Volume 65 Number 14 Date 08/06/2020
SOYBEAN APHID - Surveys conducted from July 20-August 5 found low to moderate aphid densities. Counts in 166 soybean fields ranged from 0-141 aphids per plant, but the vast majority of sites (91%) had averages below 20 aphids per plant. Only seven of the fields, primarily in the west-central counties, showed moderate counts above 50 aphids per plant.
Soybean producers and crop advisors are reminded that insecticide treatment is not warranted until the threshold of 250 aphids per plant on 80% of the plants throughout the field has been exceeded. Although there may be exceptions, fieldwide average counts have not surpassed this level in any soybean field surveyed by DATCP this summer.
All soybeans should be examined next week to evaluate aphid densities. Final treatments must be applied before the R5.5 growth stage to provide any economic benefit.
JAPANESE BEETLE - Emergence has peaked for the season, but adult Japanese beetles continue to cause variable damage to soybeans throughout much of the state. Defoliation levels in nearly all fields surveyed since late July have been below the 20% economic threshold for soybeans in the seed-filling stages, but economic defoliation ranging from 20-60% has been observed at a few southwestern sites (Crawford, Grant, Lafayette, and Richland counties), as well as in one Clark County field. Japanese beetles were collected in sweep nets in 133 of the 166 fields sampled (80%) from July 20-August 5, with counts ranging from 1-138 beetles per 100 sweeps. The highest counts were recorded in western Wisconsin soybeans, and in Clark County.

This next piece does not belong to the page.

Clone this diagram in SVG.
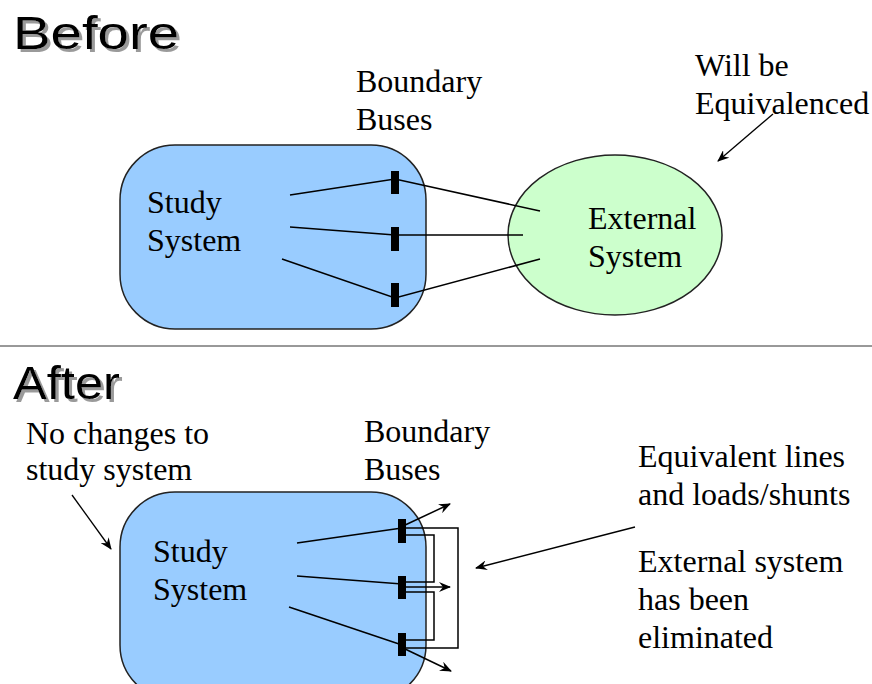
<svg xmlns="http://www.w3.org/2000/svg" width="872" height="684" viewBox="0 0 872 684">
  <defs>
    <marker id="arrow" viewBox="0 0 12 10" refX="11" refY="5" markerWidth="12" markerHeight="10" markerUnits="userSpaceOnUse" orient="auto">
      <path d="M0,0 L12,5 L0,10 L4,5 z" fill="#000"/>
    </marker>
    <!-- soft grey drop shadow for the section titles -->
    <filter id="titleShadow" x="-10%" y="-20%" width="130%" height="150%">
      <feFlood flood-color="#9a9a9a"/>
      <feComposite in2="SourceAlpha" operator="in"/>
      <feOffset dx="3" dy="3"/>
      <feGaussianBlur stdDeviation="0.7"/>
      <feMerge>
        <feMergeNode/>
        <feMergeNode in="SourceGraphic"/>
      </feMerge>
    </filter>
    <style>
      .label { font-family: "Liberation Serif", "Times New Roman", serif; font-size: 32px; fill: #000; }
      .title { font-family: "Liberation Sans", Arial, sans-serif; font-size: 47px; fill: #000; filter: url(#titleShadow); }
      .study { fill: #99ccff; stroke: #222; stroke-width: 1.5; }
      .ext { fill: #ccffcc; stroke: #222; stroke-width: 1.5; }
      .bus { fill: #000; }
      .wire { fill: none; stroke: #000; stroke-width: 1.5; }
      .callout { fill: none; stroke: #000; stroke-width: 1.3; }
    </style>
  </defs>
  <rect width="872" height="684" fill="#fff"/>

  <!-- Section titles -->
  <g id="title-before">
    <text class="title" x="13" y="49" textLength="166" lengthAdjust="spacingAndGlyphs">Before</text>
  </g>
  <g id="title-after">
    <text class="title" x="13" y="399" textLength="107" lengthAdjust="spacingAndGlyphs">After</text>
  </g>

  <!-- Divider between the two stages -->
  <line x1="0" y1="346" x2="872" y2="346" stroke="#333" stroke-width="1"/>

  <!-- ===== Before ===== -->
  <g id="study-before">
    <rect class="study" x="120" y="145" width="306" height="184" rx="55" ry="55"/>
    <text class="label" x="147" y="213">Study</text>
    <text class="label" x="147" y="251">System</text>
  </g>
  <g id="external-before">
    <ellipse class="ext" cx="615" cy="235" rx="107" ry="80"/>
    <text class="label" x="588" y="229">External</text>
    <text class="label" x="588" y="267">System</text>
  </g>
  <g id="connectors-before">
    <polyline class="wire" points="290,195 395,179 540,211"/>
    <polyline class="wire" points="290,227 395,235 523,235"/>
    <polyline class="wire" points="282,259 395,298 540,259"/>
    <line class="callout" x1="773" y1="114" x2="718" y2="161" marker-end="url(#arrow)"/>
  </g>
  <g id="buses-before">
    <rect class="bus" x="391" y="171" width="8" height="23"/>
    <rect class="bus" x="391" y="227" width="8" height="24"/>
    <rect class="bus" x="391" y="283" width="8" height="24"/>
  </g>
  <g id="labels-before">
    <text class="label" x="356" y="92">Boundary</text>
    <text class="label" x="356" y="130">Buses</text>
    <text class="label" x="695" y="76">Will be</text>
    <text class="label" x="695" y="114">Equivalenced</text>
  </g>

  <!-- ===== After ===== -->
  <g id="study-after">
    <rect class="study" x="120" y="492" width="306" height="208" rx="55" ry="55"/>
    <text class="label" x="153" y="562">Study</text>
    <text class="label" x="153" y="600">System</text>
  </g>
  <g id="connectors-after">
    <line class="wire" x1="297" y1="543" x2="402" y2="528"/>
    <line class="wire" x1="297" y1="576" x2="402" y2="584"/>
    <line class="wire" x1="289" y1="607" x2="402" y2="645"/>
    <!-- equivalent lines between boundary buses -->
    <polyline class="wire" points="402,528 458,528 458,648 402,648"/>
    <polyline class="wire" points="402,535 434,535 434,582 402,582"/>
    <polyline class="wire" points="402,592 434,592 434,640 402,640"/>
    <!-- equivalent loads / shunts -->
    <line class="wire" x1="403" y1="526" x2="450" y2="504" marker-end="url(#arrow)"/>
    <line class="wire" x1="403" y1="587" x2="450" y2="587" marker-end="url(#arrow)"/>
    <line class="wire" x1="403" y1="648" x2="451" y2="671" marker-end="url(#arrow)"/>
    <!-- callouts -->
    <line class="callout" x1="72" y1="495" x2="111" y2="549" marker-end="url(#arrow)"/>
    <line class="callout" x1="635" y1="527" x2="476" y2="568" marker-end="url(#arrow)"/>
  </g>
  <g id="buses-after">
    <rect class="bus" x="398" y="519" width="8" height="24"/>
    <rect class="bus" x="398" y="576" width="8" height="23"/>
    <rect class="bus" x="398" y="633" width="8" height="23"/>
  </g>
  <g id="labels-after">
    <text class="label" x="26" y="444">No changes to</text>
    <text class="label" x="26" y="480">study system</text>
    <text class="label" x="364" y="442">Boundary</text>
    <text class="label" x="364" y="480">Buses</text>
    <text class="label" x="638" y="467">Equivalent lines</text>
    <text class="label" x="638" y="505">and loads/shunts</text>
    <text class="label" x="638" y="572">External system</text>
    <text class="label" x="638" y="610">has been</text>
    <text class="label" x="638" y="648">eliminated</text>
  </g>
</svg>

SOYBEAN DEFOLIATORS - Defoliation by grasshoppers, green cloverworms, Japanese beetles, leafrollers, redheaded flea beetles and stink bugs is prevalent, particularly around the perimeters of fields. A combined defoliation rate exceeding 20% for soybeans in the seed-filling stages may justify treatment if the insects are actively feeding and damage is expected to intesify. Defoliation estimates should be based on all parts of the soybean canopy (not just the injured portion) to avoid overestimating leaf injury and thus making unnecessary insecticide applications.
TWO-SPOTTED SPIDER MITE - Reports indicate mite populations are increasing in soybeans, orchards and nurseries following the dry weather trend of late July. DATCP surveys have found evidence of mites in soybeans in scattered areas of the state, and infestations are expected to persist as long as dry conditions continue. Scouting for mites and other soybean pests is suggested through mid-August. As is the case with the soybean aphid, treatment for mites is not beneficial after the R5 to R5.5 or full pod growth stages.